Labor's immigration spokeswoman, Julia Gillard, has already said TPV-holders should have access to services that are now denied to increase their prospects for successful settlement.

The bigger question of whether this class of visa should be abandoned is under review. Although Labor supported the system when it was introduced and strengthened, she now says she is "deeply sceptical" about whether it is working.

Paris Aristotle, director of the Victorian Foundation for the Survivors of Torture and a member of the Howard Government's Immigration Detention Advisory Group, understands the rationale of the policy, but says it does not resonate with those who hold TPVs, and that the ability of people to recover from severe trauma is substantially compromised by the temporary nature of their security.

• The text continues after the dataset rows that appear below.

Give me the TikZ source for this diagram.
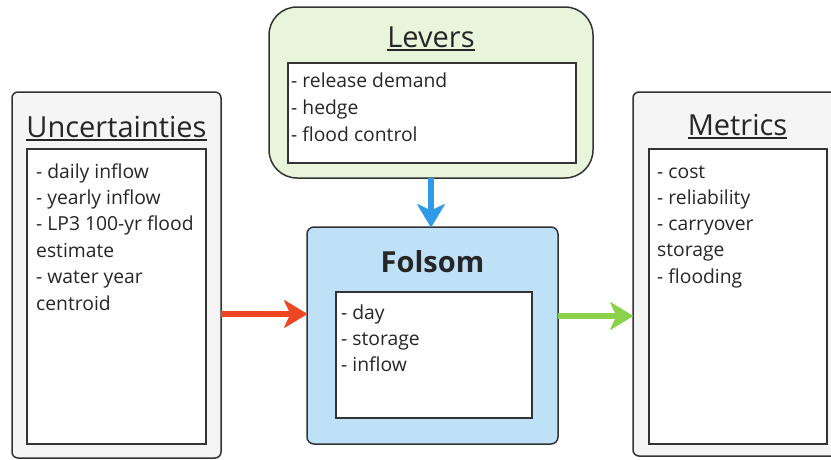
\documentclass[tikz,border=0pt]{standalone}
\usepackage{fontspec}
\setmainfont{Open Sans}
\usetikzlibrary{arrows.meta}
\definecolor{edgec}{HTML}{333333}
\definecolor{grayfill}{HTML}{F5F5F5}
\definecolor{greenfill}{HTML}{E9F5DB}
\definecolor{bluefill}{HTML}{BFE1F8}
\definecolor{redarr}{HTML}{EE4623}
\definecolor{bluearr}{HTML}{2E9AE8}
\definecolor{greenarr}{HTML}{8CD14B}
\definecolor{textc}{HTML}{262626}
\tikzset{
  outerbox/.style={draw=edgec, line width=1.5pt, inner sep=0pt, outer sep=0pt},
  innerbox/.style={draw=edgec, line width=1.5pt, fill=white, inner sep=0pt, outer sep=0pt},
  titletext/.style={font=\fontsize{29}{36}\selectfont, text=textc, inner sep=0pt, anchor=base},
  itemtext/.style={font=\fontsize{19.3}{26}\selectfont, text=textc, inner sep=0pt, anchor=base west},
  uline/.style={line width=1.6pt, draw=textc},
  flowarrow/.style={line width=6pt, -{Stealth[length=24pt, width=29pt, inset=7pt, round, line width=1pt]}},
}
\begin{document}
\begin{tikzpicture}[x=1pt, y=-1pt]
\useasboundingbox (0,0) rectangle (831,459);
\clip (0,0) rectangle (831,459);

% Uncertainties
\node[outerbox, fill=grayfill, rounded corners=6pt, minimum width=209pt, minimum height=366pt] (unc) at (116.5,275) {};
\node[innerbox, minimum width=179pt, minimum height=295pt] (unci) at (116.5,296.5) {};
\node[titletext] (unct) at (116.5,137) {Uncertainties};
\draw[uline] ([yshift=-3pt]unct.base west) -- ([yshift=-3pt]unct.base east);
\node[itemtext] (u1) at (36,178) {- daily inflow};
\node[itemtext] (u2) at (36,204.4) {- yearly inflow};
\node[itemtext] (u3) at (36,230.8) {- LP3 100-yr flood};
\node[itemtext] (u4) at (36,257.2) {estimate};
\node[itemtext] (u5) at (36,283.6) {- water year};
\node[itemtext] (u6) at (36,310) {centroid};

% Levers
\node[outerbox, fill=greenfill, rounded corners=28pt, minimum width=324pt, minimum height=171pt] (lev) at (431,92.5) {};
\node[innerbox, minimum width=288pt, minimum height=100pt] (levi) at (432,113) {};
\node[titletext] (levt) at (431,47) {Levers};
\draw[uline] ([yshift=-3pt]levt.base west) -- ([yshift=-3pt]levt.base east);
\node[itemtext] (l1) at (291,87.3) {- release demand};
\node[itemtext] (l2) at (291,114.3) {- hedge};
\node[itemtext] (l3) at (291,141.3) {- flood control};

% Folsom
\node[outerbox, fill=bluefill, rounded corners=7pt, minimum width=251pt, minimum height=217pt] (fol) at (432.5,335.5) {};
\node[innerbox, minimum width=196pt, minimum height=126pt] (foli) at (434,355) {};
\node[titletext, font=\fontsize{29}{36}\selectfont\bfseries] (folt) at (432.5,272) {Folsom};
\node[itemtext] (f1) at (341,319.3) {- day};
\node[itemtext] (f2) at (341,345.5) {- storage};
\node[itemtext] (f3) at (341,371.7) {- inflow};

% Metrics
\node[outerbox, fill=grayfill, rounded corners=6pt, minimum width=209pt, minimum height=364pt] (met) at (737.5,274) {};
\node[innerbox, minimum width=178pt, minimum height=295pt] (meti) at (738,296.5) {};
\node[titletext] (mett) at (737.5,135) {Metrics};
\draw[uline] ([yshift=-3pt]mett.base west) -- ([yshift=-3pt]mett.base east);
\node[itemtext] (m1) at (657,178) {- cost};
\node[itemtext] (m2) at (657,204.3) {- reliability};
\node[itemtext] (m3) at (657,230.6) {- carryover};
\node[itemtext] (m4) at (657,256.9) {storage};
\node[itemtext] (m5) at (657,283.2) {- flooding};

% Connectors
\coordinate (ry) at (0,314);
\coordinate (gy) at (0,316);
\draw[flowarrow, draw=redarr, fill=redarr] (unc.east |- ry) -- (fol.west |- ry);
\draw[flowarrow, draw=greenarr, fill=greenarr] (fol.east |- gy) -- (met.west |- gy);
\draw[flowarrow, draw=bluearr, fill=bluearr] (lev.south) -- (lev.south |- fol.north);
\end{tikzpicture}
\end{document}
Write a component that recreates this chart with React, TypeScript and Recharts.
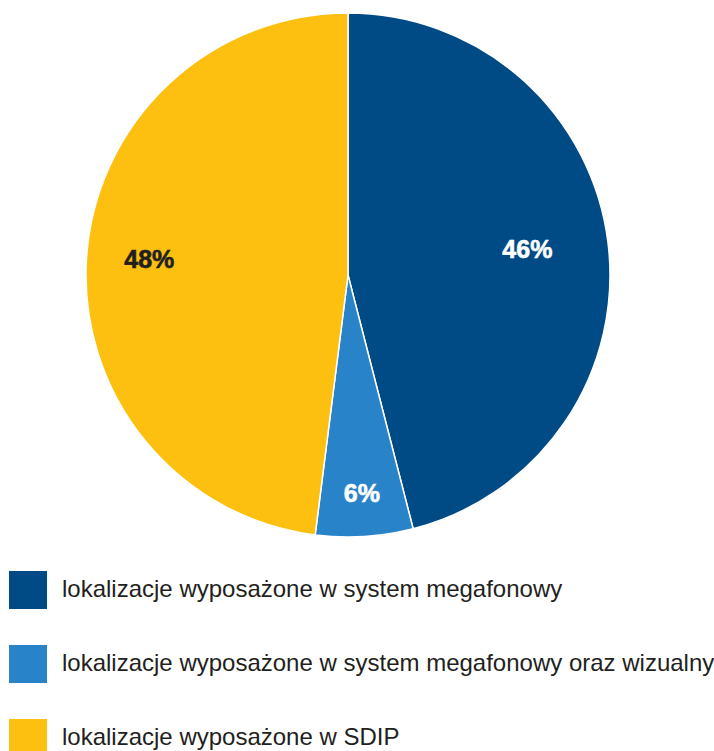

"Where there is a young boy who has been through so much and lost so much, his ability to recover will principally be based on how well his father is able to cope. The more his father's sense of security is jeopardised, the harder it will be for Ali," Aristotle says.

His point is underscored by Kadhem, who seems unburdened by telling his story, but makes no attempt to camouflage his anxiety about the future. "I spent all my life without citizenship and now I am offered temporary residency," he says. "I have no hope, no future, because my situation is now similar to my past back in Iran. I am not settled. I belong nowhere."